6 Antworten zu „Noch mehr Überwachung?“

  1. Nun ja, was ich gestern mitbekommen habe, der junge Mann kaufte vor seinem Handeln große Mengen Dünger und der Händler hat diesen Kauf sogar der Polizei gemeldet, weil ihm das komisch vorkam (und er offensichtlich wusste, dass man daraus Bomben basteln kann). Polizei hat nicht ermittelt.

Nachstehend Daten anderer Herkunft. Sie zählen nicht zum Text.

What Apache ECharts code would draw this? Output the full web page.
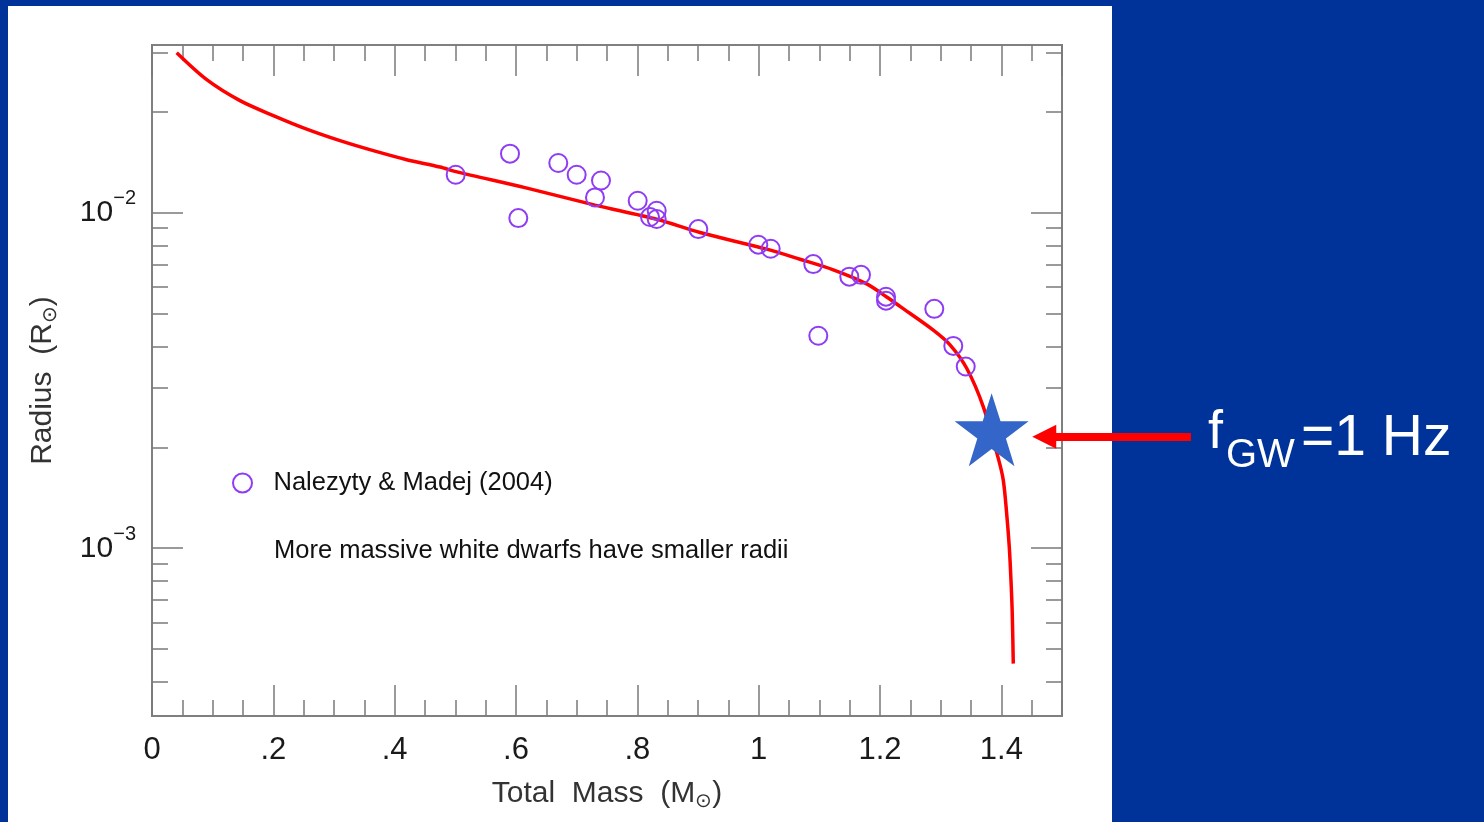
<!DOCTYPE html>
<html><head><meta charset="utf-8">
<script src="https://cdn.jsdelivr.net/npm/echarts@6/dist/echarts.min.js"></script>
<style>html,body{margin:0;padding:0;background:#003399;}#c{width:1484px;height:822px;}</style>
</head><body><div id="c"></div>
<script>
// Model curve (mass-radius relation)
const curveMass = [0.0407,0.0902,0.1451,0.2000,0.2550,0.3099,0.3648,0.4198,0.4747,0.5011,0.6148,0.7302,0.8319,0.9033,1.0132,1.0681,1.1230,1.1781,1.2110,1.2330,1.2878,1.3154,1.3429,1.3703,1.3950,1.4032,1.4088,1.4131,1.4159,1.4180,1.4197];
const curveRadius = [0.0300,0.02494,0.02159,0.01948,0.01775,0.01640,0.01531,0.01439,0.01369,0.01326,0.01188,0.01054,0.00956,0.00873,0.00779,0.00727,0.00676,0.00614,0.00561,0.00526,0.00447,0.00404,0.00344,0.00264,0.001853,0.001596,0.001269,0.001009,0.000803,0.000639,0.000453];
// Observed white dwarfs (Nalezyty & Madej 2004)
const obsMass = [0.5006,0.5901,0.6038,0.6697,0.7000,0.7401,0.7302,0.8006,0.8319,0.8209,0.8319,0.9005,0.9994,1.0198,1.0900,1.1494,1.1687,1.2099,1.2099,1.0983,1.2895,1.3208,1.3413];
const obsRadius = [0.01298,0.01500,0.00964,0.01407,0.01298,0.01248,0.01111,0.01086,0.01014,0.00971,0.00958,0.00894,0.00803,0.00781,0.00703,0.00645,0.00653,0.00562,0.00547,0.00430,0.00517,0.00401,0.00348];
// f_GW = 1 Hz point and arrow
const starMass = [1.384];
const starRadius = [0.002254];
const arrowMass = [1.7126, 1.4707];
const arrowRadius = [0.002148, 0.002148];
// Axis ticks
const yMajorTicks = [0.001, 0.01];
const yMinorTicks = [0.0004,0.0005,0.0006,0.0007,0.0008,0.0009,0.002,0.003,0.004,0.005,0.006,0.007,0.008,0.009,0.02,0.03];
const xMin = 0, xMax = 1.5, xMajorStep = 0.2, xMinorStep = 0.05;
const yMin = Math.pow(10, -3.5), yMax = Math.pow(10, -1.5);
const seriesName = 'Nalezyty & Madej (2004)';
const noteText = 'More massive white dwarfs have smaller radii';

const FONT = '"Liberation Sans", Arial, Helvetica, sans-serif';
const tickColor = '#7a7a7a';

function xAxisDef(pos, major) {
  return {
    type: 'value', position: pos, min: xMin, max: xMax,
    interval: major ? xMajorStep : xMinorStep,
    axisLine: { show: false, onZero: false }, splitLine: { show: false },
    axisTick: { show: true, inside: true, length: major ? 31 : 16, lineStyle: { color: tickColor, width: 1.5 } },
    axisLabel: (major && pos === 'bottom') ? {
      show: true, margin: 19, fontSize: 31, color: '#1a1a1a', fontFamily: FONT,
      showMaxLabel: false,
      formatter: v => v === 0 ? '0' : (v < 1 ? String(+v.toFixed(2)).replace(/^0/, '') : String(+v.toFixed(2)))
    } : { show: false },
    name: (major && pos === 'bottom') ? 'Total  Mass  (M{s|⊙})' : '',
    nameLocation: 'middle', nameGap: 61,
    nameTextStyle: { fontSize: 30, color: '#333', fontFamily: FONT,
      rich: { s: { fontSize: 20, color: '#333', padding: [14, 0, 0, 0] } } }
  };
}
function yAxisDef(pos, major) {
  return {
    type: 'log', logBase: 10, position: pos, min: yMin, max: yMax,
    axisLine: { show: false, onZero: false }, splitLine: { show: false },
    axisTick: { show: true, inside: true, length: major ? 31 : 16,
      customValues: major ? yMajorTicks : yMinorTicks,
      lineStyle: { color: tickColor, width: 1.5 } },
    axisLabel: (major && pos === 'left') ? {
      show: true, margin: 16, customValues: yMajorTicks, fontFamily: FONT,
      formatter: v => '{b|10}{s|−' + Math.round(-Math.log10(v)) + '}',
      rich: {
        b: { fontSize: 30, color: '#1a1a1a', fontFamily: FONT, lineHeight: 30, padding: [8, 0, 0, 0] },
        s: { fontSize: 20, color: '#1a1a1a', fontFamily: FONT, lineHeight: 20, padding: [0, 0, 20, 0] }
      },
      padding: [0, 0, 8, 0]
    } : { show: false },
    name: (major && pos === 'left') ? 'Radius  (R{s|⊙})' : '',
    nameLocation: 'middle', nameGap: 92,
    nameTextStyle: { fontSize: 30, color: '#333', fontFamily: FONT,
      rich: { s: { fontSize: 20, color: '#333', padding: [14, 0, 0, 0] } } }
  };
}

const chart = echarts.init(document.getElementById('c'), null, { renderer: 'canvas' });
chart.setOption({
  backgroundColor: '#003399',
  animation: false,
  grid: { left: 152, right: 422, top: 45, bottom: 106, show: true, borderColor: '#808080', borderWidth: 2, backgroundColor: 'transparent' },
  xAxis: [xAxisDef('bottom', true), xAxisDef('bottom', false), xAxisDef('top', true), xAxisDef('top', false)],
  yAxis: [yAxisDef('left', true), yAxisDef('left', false), yAxisDef('right', true), yAxisDef('right', false)],
  legend: {
    left: 232, top: 470, padding: 0, itemWidth: 52, itemHeight: 19, itemGap: 0,
    textStyle: { fontSize: 25.5, color: '#111', fontFamily: FONT },
    data: [{ name: seriesName, icon: 'circle', itemStyle: { color: 'transparent', borderColor: '#8f3cf5', borderWidth: 2, opacity: 1 } }]
  },
  graphic: [
    { type: 'rect', z: -10, shape: { x: 8, y: 6, width: 1104, height: 830 }, style: { fill: '#ffffff' }, silent: true },
    { type: 'text', left: 274, top: 538, style: { text: noteText, fontSize: 25.5, fill: '#111', fontFamily: FONT } },
    { type: 'text', left: 1208, top: 406, style: { text: 'f', fontSize: 54, fill: '#ffffff', fontFamily: FONT } },
    { type: 'text', left: 1226, top: 436, style: { text: 'GW', fontSize: 40, fill: '#ffffff', fontFamily: FONT } },
    { type: 'text', left: 1301, top: 411, style: { text: '=1 Hz', fontSize: 57, fill: '#ffffff', fontFamily: FONT } }
  ],
  series: [
    {
      type: 'line', name: 'model', xAxisIndex: 0, yAxisIndex: 0,
      data: curveMass.map((m, i) => [m, curveRadius[i]]),
      showSymbol: false, smooth: 0.3,
      lineStyle: { color: '#ff0000', width: 3.5 }, z: 3, silent: true
    },
    {
      type: 'scatter', name: seriesName, xAxisIndex: 0, yAxisIndex: 0,
      data: obsMass.map((m, i) => [m, obsRadius[i]]),
      symbol: 'circle', symbolSize: 18,
      itemStyle: { color: 'transparent', borderColor: '#8f3cf5', borderWidth: 2, opacity: 1 }, z: 4
    },
    {
      type: 'scatter', name: 'fGW', xAxisIndex: 0, yAxisIndex: 0,
      data: starMass.map((m, i) => [m, starRadius[i]]),
      symbol: 'path://M50,0 L61.8,35.1 L98.9,35.1 L68.9,56.8 L80.2,91.9 L50,70.2 L19.8,91.9 L31.1,56.8 L1.1,35.1 L38.2,35.1 Z',
      symbolSize: [74, 73], itemStyle: { color: '#3466c9', opacity: 1 }, z: 5, clip: false
    },
    {
      type: 'lines', name: 'arrow', coordinateSystem: 'cartesian2d', xAxisIndex: 0, yAxisIndex: 0,
      clip: false, silent: true, z: 6,
      symbol: ['none', 'triangle'], symbolSize: 24,
      lineStyle: { color: '#ff0000', width: 8, opacity: 1, curveness: 0 },
      itemStyle: { color: '#ff0000' },
      data: [{ coords: arrowMass.map((m, i) => [m, arrowRadius[i]]) }]
    }
  ]
});
</script>
</body></html>
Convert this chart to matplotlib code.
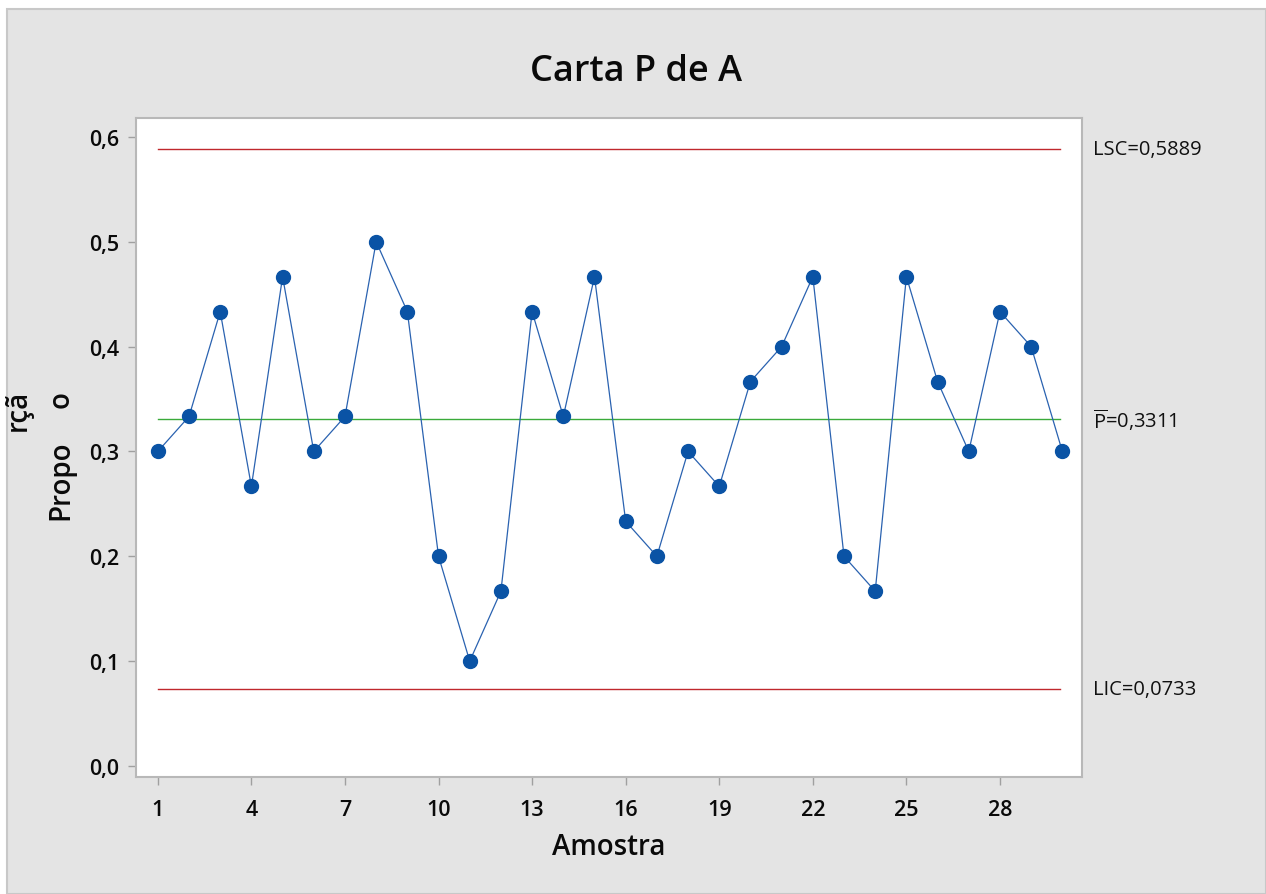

Da ist dann die Überwachung möglicherweise nur ein noch Pferdefuß, der sehr behäbig macht.

  2. Totale Sicherheit bietet nur der kollektive Selbstmord.

  3. SvenS

    So tragisch die Vorfälle in Norwegen auch sind, aber wir werden uns als Gesellschaft (hier durchaus global verstanden) damit abfinden, dass es gegen solche Täter keinen effektiven Schutz gibt. Das ist tragisch und man könnte es zynisch nennen angesichts von über neunzig Toten, aber dieses Risiko müssen wir lernen auszuhalten. Wenn morgen jemand mit einem Fahrzeug in eine Menschenmenge fährt, kann es zu ähnlich vielen Toten kommen und die Vorbereitung dazu kann jemand ganz alleine machen, ohne jedwede Vorwarnung, alles was er benötigt ist eine ausreichend große Menschenansammlung und ein Fahrzeug. Jedes hinreichend große Straßenfest ist da potentieller Tatort und jeder mit Zugriff auf ein Fahrzeug ein potentieller Täter.

    Aber und das ist jetzt definitiv zynisch, wir haben Sommerloch, da können jetzt verwirrte Hinterbänkler vorangeschickt werden und dem verängstigten Bürger mit markigen Vorschlägen und Forderungen Sicherheit vorgaukeln.

    Die öffentliche Haltung der Politik in Norwegen ist aber aus hiesiger Sicht bewundernswert.

  4. [OT: hast Du eine neue E-Mail-Adresse, Don?! Irgendwie scheinen meine Mails Dich nicht zu erreichen?!]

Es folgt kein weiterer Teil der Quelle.